Reality Check: These are mostly dead. Volatility killed them. Today, almost everyone operates on Live Rates or Spot Rates . If you are promising parents a fixed exchange rate for next year, you are gambling with your own profit margin.

KYC and AML (The Fun Police)

  • KYC (Know Your Customer): Checking the ID of the person paying.
  • AML (Anti-Money Laundering): Checking the source of the money.
  • Source of Funds: A document agents often have to collect. Banks want to know if that $30,000 came from a salary, a property sale, or a loan. If you can’t prove it, the money gets frozen.

Sanction Screening

Before a university accepts a payment, they run the payer’s name against a global database (like the OFAC list) to ensure they aren’t a politician from a sanctioned country or a known criminal. If a student’s surname matches a known bad actor, the payment gets flagged for “Manual Review,” adding weeks to the process.

Pro-Rata Refund

If a student withdraws halfway through the term, they don’t get a full refund. They get a pro-rata refund based on how many weeks they attended. Agents need to understand this math, because the parents will definitely ask you why they only got 40% of their money back.

The Takeaway

Look, nobody gets into international education because they love reading bank ledgers.

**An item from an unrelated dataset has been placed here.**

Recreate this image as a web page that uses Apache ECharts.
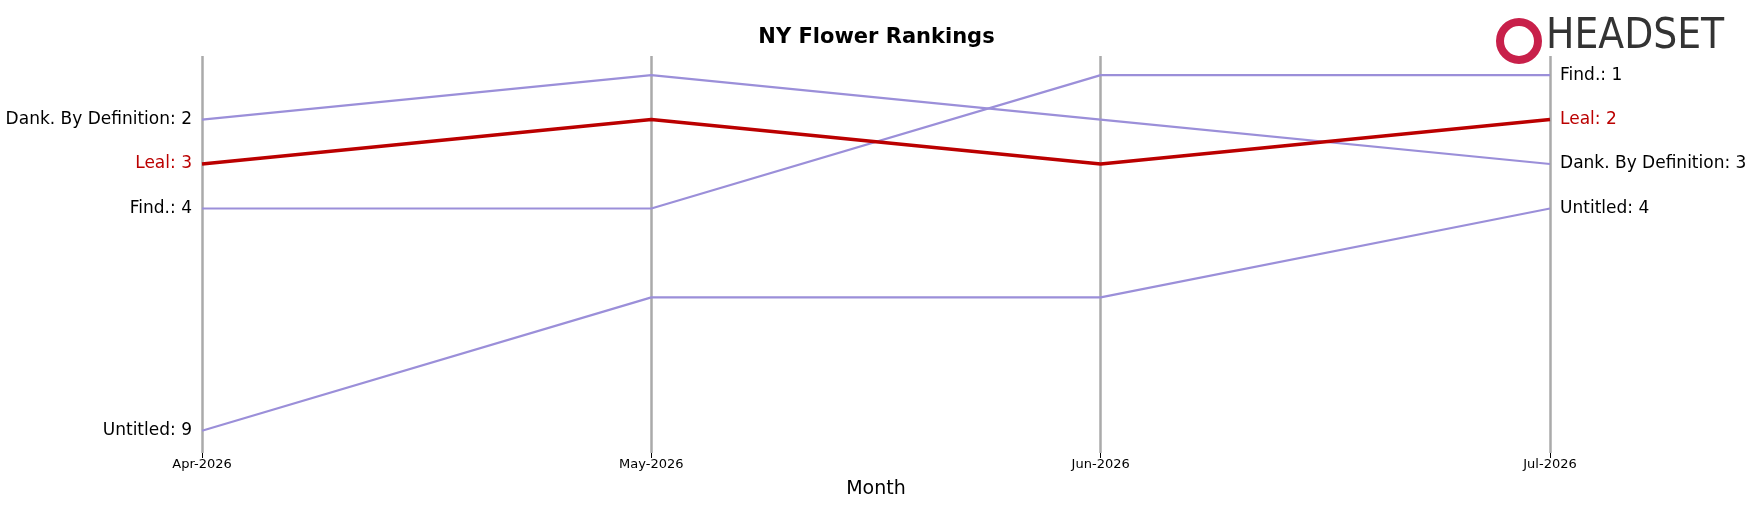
<!DOCTYPE html>
<html><head><meta charset="utf-8">
<script src="https://cdn.jsdelivr.net/npm/echarts@6/dist/echarts.min.js"></script>
<style>html,body{margin:0;background:#fff}#c{width:1753px;height:507px}</style>
</head><body><div id="c"></div>
<script>
// data
var months = ['Apr-2026', 'May-2026', 'Jun-2026', 'Jul-2026'];
var brands = ['Dank. By Definition', 'Leal', 'Find.', 'Untitled'];
var dankRanks = [2, 1, 2, 3];
var lealRanks = [3, 2, 3, 2];
var findRanks = [4, 4, 1, 1];
var untitledRanks = [9, 6, 6, 4];

var ranks = [dankRanks, lealRanks, findRanks, untitledRanks];
var series = brands.map(function (name, i) {
    var hi = name === 'Leal';
    var color = hi ? '#bb0000' : '#9b8fd9';
    var vals = ranks[i];
    return {
        name: name,
        type: 'line',
        symbol: 'circle',
        symbolSize: 0.1,
        showSymbol: true,
        z: hi ? 5 : 2,
        lineStyle: { color: color, width: hi ? 3.5 : 2.2 },
        itemStyle: { color: color },
        data: vals.map(function (v, j) {
            var d = { value: v };
            if (j === 0 || j === vals.length - 1) {
                d.label = {
                    show: true,
                    position: j === 0 ? 'left' : 'right',
                    distance: 10,
                    formatter: name + ': ' + v,
                    color: hi ? '#bb0000' : '#000',
                    fontSize: 17,
                    fontFamily: 'DejaVu Sans'
                };
            }
            return d;
        })
    };
});

var option = {
    animation: false,
    title: {
        text: 'NY Flower Rankings',
        left: 'center',
        top: 22,
        textStyle: { fontSize: 21, fontWeight: 'bold', fontFamily: 'DejaVu Sans', color: '#000' }
    },
    graphic: [{
        type: 'text', left: 1546, top: 16,
        style: { text: 'HEADSET', fontSize: 42, fontFamily: 'DejaVu Sans Condensed', fill: '#333' }
    }, {
        type: 'circle', left: 1496, top: 18, shape: { r: 19 },
        style: { fill: 'none', stroke: '#c8204a', lineWidth: 8 }
    }],
    grid: { left: 202, right: 203, top: 56, bottom: 54 },
    xAxis: {
        type: 'category',
        data: months,
        boundaryGap: false,
        name: 'Month',
        nameLocation: 'middle',
        nameGap: 27,
        nameTextStyle: { fontSize: 19, fontFamily: 'DejaVu Sans', color: '#000' },
        axisLine: { show: false },
        axisTick: { show: true, lineStyle: { color: '#000' } },
        axisLabel: { fontSize: 13, margin: 5, fontFamily: 'DejaVu Sans', color: '#000' },
        splitLine: { show: true, lineStyle: { color: '#aaa', width: 2.5 } }
    },
    yAxis: {
        type: 'value',
        inverse: true,
        min: 0.57,
        max: 9.5,
        show: false
    },
    series: series
};
echarts.init(document.getElementById('c')).setOption(option);
</script>
</body></html>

You do it for the students. You do it to see that lightbulb moment when a kid from a rural town realizes they can navigate a global city like London or Sydney.

But money is the fuel that makes those journeys possible.

When you understand the difference between a Master Agent and a Sub-Agent , or why an RCTI just landed in your inbox, you aren’t just memorizing definitions. You’re protecting your revenue. You’re ensuring your sub-agents get paid on time. You’re troubleshooting problems before they turn into angry phone calls.

So the next time a finance officer emails you about a “Reconciliation error on the Nostro regarding the Commission Clawback,” you don’t have to panic. You can smile and say, “I know exactly what that means. Let’s sort it out.”

And honestly? That is a pretty good feeling.